Set in the 16th-century royal courts of France and Spain, the opera is Verdi’s most wide-ranging meditation on political intrigue and his most sustained musical idiom. Based on the story of French princess Elisabeth of Valois’s marriage to King Philip II of Spain after she had originally been engaged to Philip’s son Don Carlos, Verdi manages to chart the turbulent history of the time, including Spain’s role in governing and suppressing the Flemish, the memory of Philip’s dead father Charles V (who reappears in the form of a ghostly monk in the opera), Grand Inquisitors, and Don Carlos’s eventual condemnation to death by his own father.

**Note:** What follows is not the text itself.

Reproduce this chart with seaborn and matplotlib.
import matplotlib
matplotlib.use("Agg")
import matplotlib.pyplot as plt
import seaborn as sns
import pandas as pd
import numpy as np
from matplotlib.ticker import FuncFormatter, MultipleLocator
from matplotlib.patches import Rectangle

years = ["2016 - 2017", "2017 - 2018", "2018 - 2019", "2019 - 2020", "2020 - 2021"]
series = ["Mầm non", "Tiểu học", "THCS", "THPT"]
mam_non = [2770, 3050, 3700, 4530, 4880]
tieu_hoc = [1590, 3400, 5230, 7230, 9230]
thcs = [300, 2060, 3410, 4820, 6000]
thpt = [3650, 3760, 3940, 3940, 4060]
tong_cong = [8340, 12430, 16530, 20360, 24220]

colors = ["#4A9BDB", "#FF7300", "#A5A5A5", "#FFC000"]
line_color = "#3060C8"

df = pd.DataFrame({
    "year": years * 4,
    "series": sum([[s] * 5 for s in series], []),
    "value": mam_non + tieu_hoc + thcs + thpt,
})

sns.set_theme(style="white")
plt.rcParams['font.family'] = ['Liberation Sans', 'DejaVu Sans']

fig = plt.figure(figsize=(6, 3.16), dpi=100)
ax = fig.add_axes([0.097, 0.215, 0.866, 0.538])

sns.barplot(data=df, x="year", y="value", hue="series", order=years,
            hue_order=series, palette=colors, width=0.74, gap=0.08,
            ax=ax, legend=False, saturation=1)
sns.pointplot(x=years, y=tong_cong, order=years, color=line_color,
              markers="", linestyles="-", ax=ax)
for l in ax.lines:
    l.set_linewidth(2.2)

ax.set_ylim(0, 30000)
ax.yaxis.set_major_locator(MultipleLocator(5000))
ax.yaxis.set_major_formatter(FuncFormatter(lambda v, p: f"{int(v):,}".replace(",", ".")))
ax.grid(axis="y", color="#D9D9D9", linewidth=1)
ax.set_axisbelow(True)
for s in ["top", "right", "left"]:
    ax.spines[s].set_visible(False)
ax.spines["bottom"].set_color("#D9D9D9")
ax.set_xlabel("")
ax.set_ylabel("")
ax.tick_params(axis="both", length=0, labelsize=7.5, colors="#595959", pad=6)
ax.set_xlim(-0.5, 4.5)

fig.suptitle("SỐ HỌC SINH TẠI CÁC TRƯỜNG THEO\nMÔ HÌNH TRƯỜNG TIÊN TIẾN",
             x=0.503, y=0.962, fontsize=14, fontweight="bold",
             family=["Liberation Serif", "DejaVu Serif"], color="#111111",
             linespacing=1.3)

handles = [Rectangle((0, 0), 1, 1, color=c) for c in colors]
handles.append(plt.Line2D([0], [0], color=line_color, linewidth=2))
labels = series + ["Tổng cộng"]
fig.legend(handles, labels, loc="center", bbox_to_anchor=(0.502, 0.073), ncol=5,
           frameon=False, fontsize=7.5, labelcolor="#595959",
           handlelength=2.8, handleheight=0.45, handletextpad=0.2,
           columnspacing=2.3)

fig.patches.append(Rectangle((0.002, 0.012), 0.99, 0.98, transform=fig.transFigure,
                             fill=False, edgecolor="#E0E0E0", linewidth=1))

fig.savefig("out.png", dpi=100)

Tenor Roberto Alagna returns to perform in Italian the title role that he first sang (in its French incarnation) in Paris 23 years ago, leading an all-star cast in a visually striking production by Polish director Krzystof Warlikowski, whose version of Shostakovich’s Lady Macbeth of the Mtsensk District was reviewed here earlier this year.

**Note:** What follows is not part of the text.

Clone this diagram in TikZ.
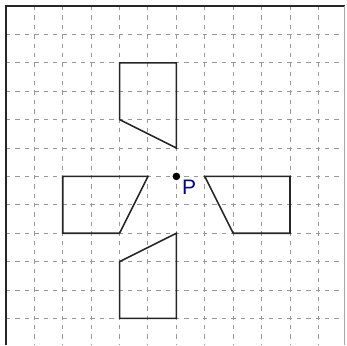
\documentclass[tikz,border=0pt]{standalone}
\usepackage{fontspec}
\setsansfont{Liberation Sans}
\usetikzlibrary{calc}
\tikzstyle{gridline} = [draw=gray!80, line width=0.5pt, dash pattern=on 2.2pt off 2.5pt]
\tikzstyle{figline} = [draw=black!85, line width=0.8pt, line join=miter]
\tikzstyle{ptlabel} = [text=blue!55!black, font=\sffamily\fontsize{10.5}{11}\selectfont, inner sep=0pt]
\begin{document}
\begin{tikzpicture}[x=0.5cm, y=-0.5cm]
        \useasboundingbox (-0.211,-0.211) rectangle (12.007,11.937);
        % grid
        \foreach \i in {1,...,11} {
            \draw[gridline] (\i,0) -- (\i,11.937);
            \draw[gridline] (0,\i) -- (11.93,\i);
        }
        % frame
        \draw[black!85, line width=0.9pt] (0,11.937) -- (0,0) -- (11.93,0);
        \draw[gray!70, line width=0.5pt] (11.93,0) -- (11.93,11.937);
        % centre
        \coordinate (P) at (6,6);
        \fill (P) circle (1.9pt);
        \node[ptlabel] (Plabel) at ($(P)+(0.45,0.38)$) {P};
        % figures
        \draw[figline] (4,2) -- (6,2) -- (6,5) -- (4,4) -- cycle;
        \draw[figline] (2,6) -- (5,6) -- (4,8) -- (2,8) -- cycle;
        \draw[figline] (7,6) -- (10,6) -- (10,8) -- (8,8) -- cycle;
        \draw[figline] (6,8) -- (4,9) -- (4,11) -- (6,11) -- cycle;
    \end{tikzpicture}
\end{document}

I was lucky to attend one of the later performances, as a flu-ridden Alagna was forced to abandon the premiere after the second act, replaced by an understudy. An occasional rough-edged tone, especially in the middle range of his voice, showed that he was still recovering from his illness, but he gave a passionately committed and believably youthful performance of a role that has played such a part in his long career.

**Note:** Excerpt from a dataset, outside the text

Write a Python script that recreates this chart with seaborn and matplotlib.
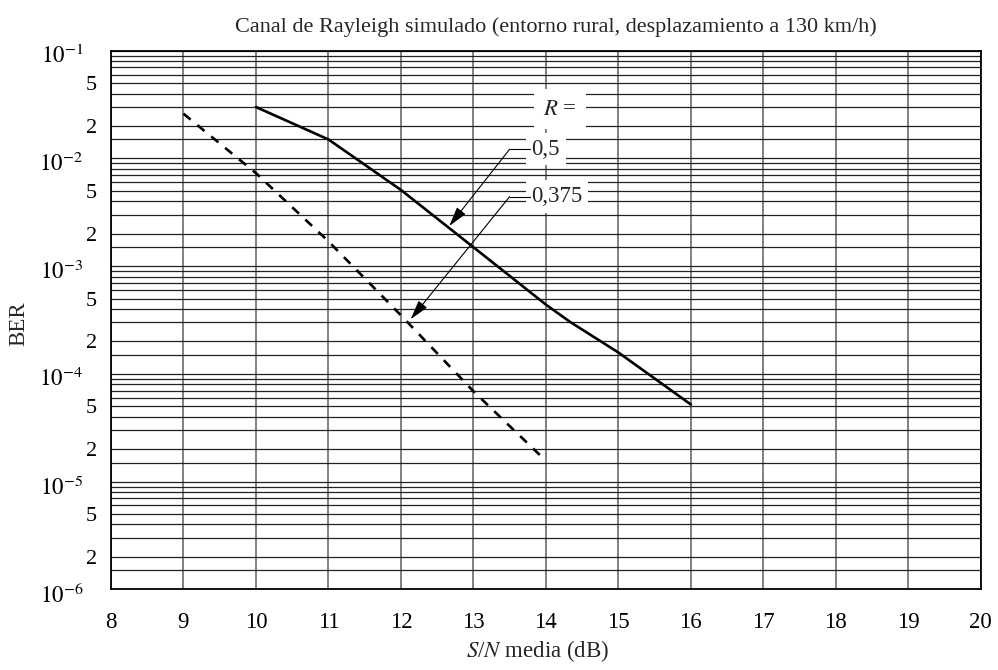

In spite of its title, Don Carlo concerns much more than the one protagonist. In fact, the numerous main characters (especially in the later acts) take center-stage more often than the eponymous hero.
Aleksandra Kurzak as Elisabetta gives a nuanced and impassioned performance as the new queen of Spain, caught in the middle of so many political intrigues as she tries to put duty before love. In the role of Filippo II, the great Wagnerian bass-baritone, René Pape, in this production portrayed as beset by doubts and relying on alcohol to find the courage to make momentous decisions, is superb, not least in the very real distress that he conveys during his great aria “Ella giammai m’amò.”
Perhaps the most eye- and ear-catching performance of the night, however, was that of mezzo-soprano Anita Rachvelishvili as La Principessa Eboli. This is a peach of a part, as it combines vulgarity, passionate love (for Don Carlos), raw vengefulness (after being scorned by him) and then remorse. Rachvelishvili displays an astonishing vocal range, lending a fiery and committed authenticity to the role.
Fabio Luisi’s direction of the excellent orchestra and chorus of the Opéra National de Paris shows a deep knowledge of the variety and nuance of the musical score. If you want to hear Verdi at his mature best and if you are ready for a marathon evening of high-quality music-making (with two intermissions, it weighs in at over four-and-a-half hours), this is the opera for you.